VentureBeat reported that the store debuts with more than 200 community-built apps from over 150 contributors. Hugging Face's own Reachy Mini page currently promotes 190-plus apps with one-click installation, including conversational, hand-tracking, and companion-style projects.
The platform bet
The important part is not the robot itself. Reachy Mini is a small expressive device with camera eyes, microphones, a speaker, and two hardware options: a $299 tethered Lite kit and a $449 wireless kit with onboard Raspberry Pi compute. That is interesting, but low-cost robot kits already exist.

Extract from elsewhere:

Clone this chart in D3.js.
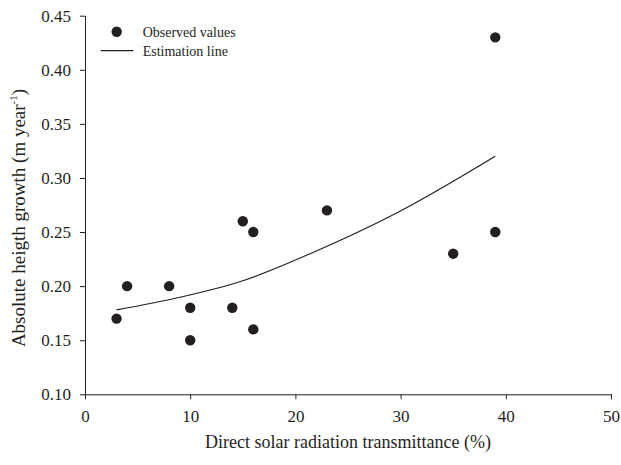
<!DOCTYPE html>
<html>
<head>
<meta charset="utf-8">
<script src="https://cdn.jsdelivr.net/npm/d3@7"></script>
<style>
  body { margin: 0; background: #fff; }
  svg text { font-family: "Liberation Serif", "Times New Roman", serif; fill: #231f20; }
</style>
</head>
<body>
<svg id="chart" width="621" height="465"></svg>
<script>
// Observed values (transmittance %, growth m/year)
const obsX = [3, 4, 8, 10, 10, 14, 15, 16, 16, 23, 35, 39, 39];
const obsY = [0.17, 0.20, 0.20, 0.18, 0.15, 0.18, 0.26, 0.25, 0.16, 0.27, 0.23, 0.43, 0.25];

// Estimation line
const estX = [3, 8.7, 15, 21.4, 29.9, 39];
const estY = [0.178, 0.189, 0.205, 0.230, 0.269, 0.320];

const xTicks = [0, 10, 20, 30, 40, 50];
const yTicks = [0.10, 0.15, 0.20, 0.25, 0.30, 0.35, 0.40, 0.45];

const svg = d3.select("#chart");

// plot area
const plotLeft = 85, plotRight = 611, plotTop = 15.7, plotBottom = 394.3;

const xScale = d3.scaleLinear().domain([0, 50]).range([plotLeft, plotRight]);
const yScale = d3.scaleLinear().domain([0.10, 0.45]).range([plotBottom, plotTop]);

// axes
const xAxis = d3.axisBottom(xScale).tickValues(xTicks).tickFormat(d3.format("d"))
  .tickSizeInner(5).tickSizeOuter(0).tickPadding(11);
const yAxis = d3.axisLeft(yScale).tickValues(yTicks).tickFormat(d3.format(".2f"))
  .tickSizeInner(5).tickSizeOuter(0).tickPadding(9);

const gx = svg.append("g").attr("transform", `translate(0, ${plotBottom})`).call(xAxis);
const gy = svg.append("g").attr("transform", `translate(${plotLeft}, 0)`).call(yAxis);

[gx, gy].forEach(g => {
  g.selectAll("path, line").attr("stroke", "#231f20").attr("stroke-width", 1);
  g.selectAll("text").attr("font-size", 17)
    .style("font-family", '"Liberation Serif", serif').attr("fill", "#231f20");
});

// estimation line
const line = d3.line()
  .x((d, i) => xScale(estX[i]))
  .y((d, i) => yScale(estY[i]))
  .curve(d3.curveMonotoneX);

svg.append("path")
  .datum(estX)
  .attr("d", line)
  .attr("fill", "none")
  .attr("stroke", "#231f20")
  .attr("stroke-width", 1.2);

// observed points
svg.selectAll(".pt")
  .data(obsX)
  .enter()
  .append("circle")
  .attr("class", "pt")
  .attr("cx", d => xScale(d))
  .attr("cy", (d, i) => yScale(obsY[i]))
  .attr("r", 5.2)
  .attr("fill", "#231f20");

// legend
svg.append("circle").attr("cx", 116.7).attr("cy", 31.7).attr("r", 5.2).attr("fill", "#231f20");
svg.append("text").attr("x", 142.7).attr("y", 36.5).attr("font-size", 14).text("Observed values");
svg.append("line").attr("x1", 100.7).attr("x2", 133.3).attr("y1", 50.7).attr("y2", 50.7)
  .attr("stroke", "#231f20").attr("stroke-width", 1.2);
svg.append("text").attr("x", 142.7).attr("y", 55.5).attr("font-size", 14).text("Estimation line");

// axis titles
svg.append("text")
  .attr("x", (plotLeft + plotRight) / 2)
  .attr("y", 448)
  .attr("text-anchor", "middle")
  .attr("font-size", 18)
  .text("Direct solar radiation transmittance (%)");

const yTitle = svg.append("text")
  .attr("transform", `translate(25, 218) rotate(-90)`)
  .attr("text-anchor", "middle")
  .attr("font-size", 19);
yTitle.append("tspan").text("Absolute heigth growth (m year");
yTitle.append("tspan").attr("font-size", 11).attr("dy", -8).text("-1");
yTitle.append("tspan").attr("dy", 8).text(")");
</script>
</body>
</html>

The bigger idea is distribution. Hugging Face is using its existing Hub and Spaces infrastructure as the place where robot behaviors can be published, forked, tested, and installed. Its documentation describes an app store powered by Hugging Face Spaces and a workflow where apps can be installed directly from Reachy Mini Control.
That gives robotics a familiar software loop: find an app, run it, modify it, publish a better version. For hobbyists and AI builders, that matters more than a spec sheet.

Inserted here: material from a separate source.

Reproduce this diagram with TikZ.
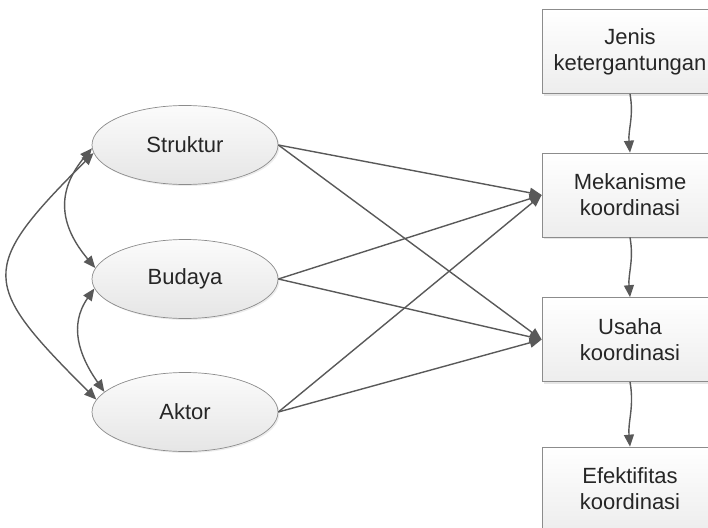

Why this could change who builds robot software
Robotics has always had a tooling problem. Even simple behaviors can require hardware knowledge, computer vision setup, motion control, packaging, and debugging against a physical device. That makes experimentation slow and keeps many software developers out.
Hugging Face is pointing at a different model. Users can test in simulation, build on top of examples, and rely on AI coding tools to generate much of the glue code. The public Reachy Mini Control GitHub repo also shows how much of the experience is being treated like a normal developer platform: desktop app, app discovery, robot state visualization, camera and audio handling, and install flows.

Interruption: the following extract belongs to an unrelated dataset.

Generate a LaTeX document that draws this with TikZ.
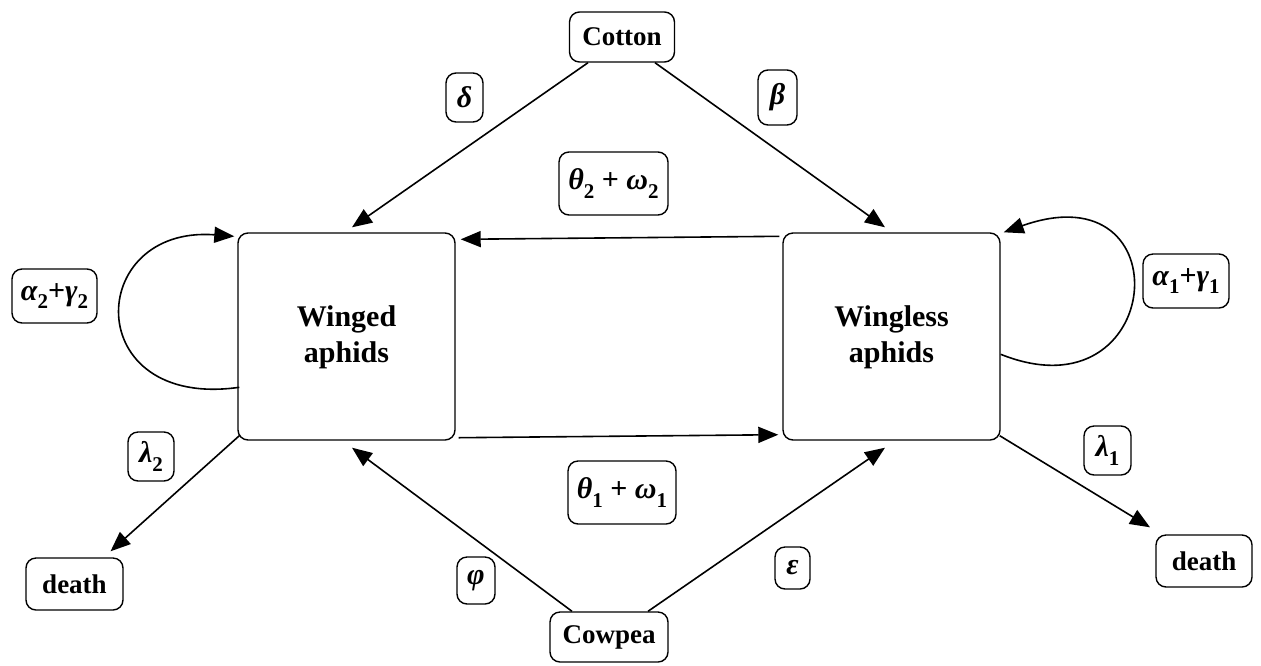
\documentclass[tikz,border=0pt]{standalone}
\usepackage{fontspec}
\setmainfont{Liberation Serif}
\usetikzlibrary{arrows.meta,calc}
\newcommand{\gk}[1]{{\bfseries\itshape #1}}
\newcommand{\gs}[2]{{\bfseries\itshape #1}\raisebox{-0.28em}{\fontsize{10.5}{10.5}\selectfont\bfseries #2}}
\begin{document}
\begin{tikzpicture}[x=0.5pt,y=-0.5pt,
  box/.style={draw,rounded corners=5pt,line width=0.7pt,align=center,inner sep=0pt,font=\fontsize{13.5}{16}\selectfont\bfseries},
  bigbox/.style={draw,rounded corners=5pt,line width=0.7pt,align=center,inner sep=0pt,minimum width=108.5pt,minimum height=103.5pt,font=\fontsize{15}{19}\selectfont\bfseries},
  lbl/.style={draw,rounded corners=5pt,line width=0.7pt,inner sep=0pt,font=\fontsize{15}{17}\selectfont},
  conn/.style={line width=0.8pt,-{Triangle[length=10pt,width=8pt]}}]
\useasboundingbox (0,0) rectangle (1261,665);
% main nodes
\node[box,minimum width=52.5pt,minimum height=25pt] (cotton) at (622,37) {Cotton};
\node[box,minimum width=59pt,minimum height=25pt] (cowpea) at (609,637) {Cowpea};
\node[bigbox] (winged) at (346.5,336.5) {\raisebox{-6pt}{\begin{tabular}{@{}c@{}}Winged\\[-1pt]aphids\end{tabular}}};
\node[bigbox] (wingless) at (891.5,336.5) {\raisebox{-6pt}{\begin{tabular}{@{}c@{}}Wingless\\[-1pt]aphids\end{tabular}}};
\node[box,minimum width=48.5pt,minimum height=26pt] (deathL) at (74.5,584) {death};
\node[box,minimum width=48pt,minimum height=26pt] (deathR) at (1204,561) {death};
% labels
\node[lbl,minimum width=18.5pt,minimum height=24.5pt] (ldelta) at (464.5,97.5) {\gk{δ}};
\node[lbl,minimum width=19.5pt,minimum height=27.5pt] (lbeta) at (777.5,97.5) {\gk{β}};
\node[lbl,minimum width=54.5pt,minimum height=31.5pt] (lt2) at (613.5,183.5) {\gs{θ}{2} \textbf{+} \gs{ω}{2}};
\node[lbl,minimum width=54pt,minimum height=31.5pt] (lt1) at (622,492.5) {\gs{θ}{1} \textbf{+} \gs{ω}{1}};
\node[lbl,minimum width=42.5pt,minimum height=27pt] (la2) at (54.5,296) {\gs{α}{2}\textbf{+}\gs{γ}{2}};
\node[lbl,minimum width=43pt,minimum height=27pt] (la1) at (1186,281) {\gs{α}{1}\textbf{+}\gs{γ}{1}};
\node[lbl,minimum width=23pt,minimum height=24.5pt] (ll2) at (151,456.5) {\gs{λ}{2}};
\node[lbl,minimum width=23.5pt,minimum height=24.5pt] (ll1) at (1107.5,450.5) {\gs{λ}{1}};
\node[lbl,minimum width=19pt,minimum height=23.5pt] (lphi) at (476,580.5) {\gk{φ}};
\node[lbl,minimum width=17.5pt,minimum height=21pt] (leps) at (792.5,568) {\gk{ε}};
% connectors
\draw[conn] ($(cotton.south)+(-34,0)$) -- ($(winged.north)+(5.5,-5)$);
\draw[conn] ($(cotton.south)+(33,0)$) -- ($(wingless.north)+(-6.5,-5)$);
\draw[conn] ($(cowpea.north)+(-37,0)$) -- ($(winged.south)+(5.5,7)$);
\draw[conn] ($(cowpea.north)+(39,0)$) -- ($(wingless.south)+(-6.5,7)$);
\draw[conn] ($(wingless.north west)+(-3,4)$) -- ($(winged.north east)+(5,7)$);
\draw[conn] ($(winged.south east)+(3,-3)$) -- ($(wingless.south west)+(-4,-6)$);
\draw[conn] ($(winged.south west)+(2,-5)$) -- ($(deathL.north)+(36,-6)$);
\draw[conn] ($(wingless.south east)+(-1,-5)$) -- ($(deathR.north)+(-54,-7)$);
\draw[conn] ($(winged.north west)+(2,155)$) .. controls (80,410) and (85,225) .. ($(winged.north west)+(-3,4)$);
\draw[conn] ($(wingless.north east)+(0,122)$) .. controls (1165,420) and (1185,168) .. ($(wingless.north east)+(3,0)$);
\end{tikzpicture}
\end{document}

This is where the app store framing is useful. It is not just a marketplace. It is a way to lower the cost of trying ideas. A classroom can fork an app. A researcher can test a model-driven behavior without asking every user to clone a repo. A hobbyist can start from something working instead of wiring together the full robotics stack from scratch.
The limits are still real
A desktop robot app store is not the same thing as an iPhone moment. Reachy Mini is expressive, but it is not a general-purpose household robot. Apps will be constrained by the hardware, safety limits, sensors, and the quality of the underlying AI models.
There is also a practical maintenance question. An app ecosystem is only useful if packages keep working across software updates, hardware revisions, and model changes. Hugging Face will need good moderation, compatibility signals, and security defaults if robot apps start moving beyond demos.
Still, this is a useful direction. The near-term future of consumer robotics may not arrive through one expensive humanoid. It may start with small, cheap devices that make robot behavior programmable, shareable, and easy to remix. Hugging Face is betting that the missing piece is not just better hardware, but a better software loop around it.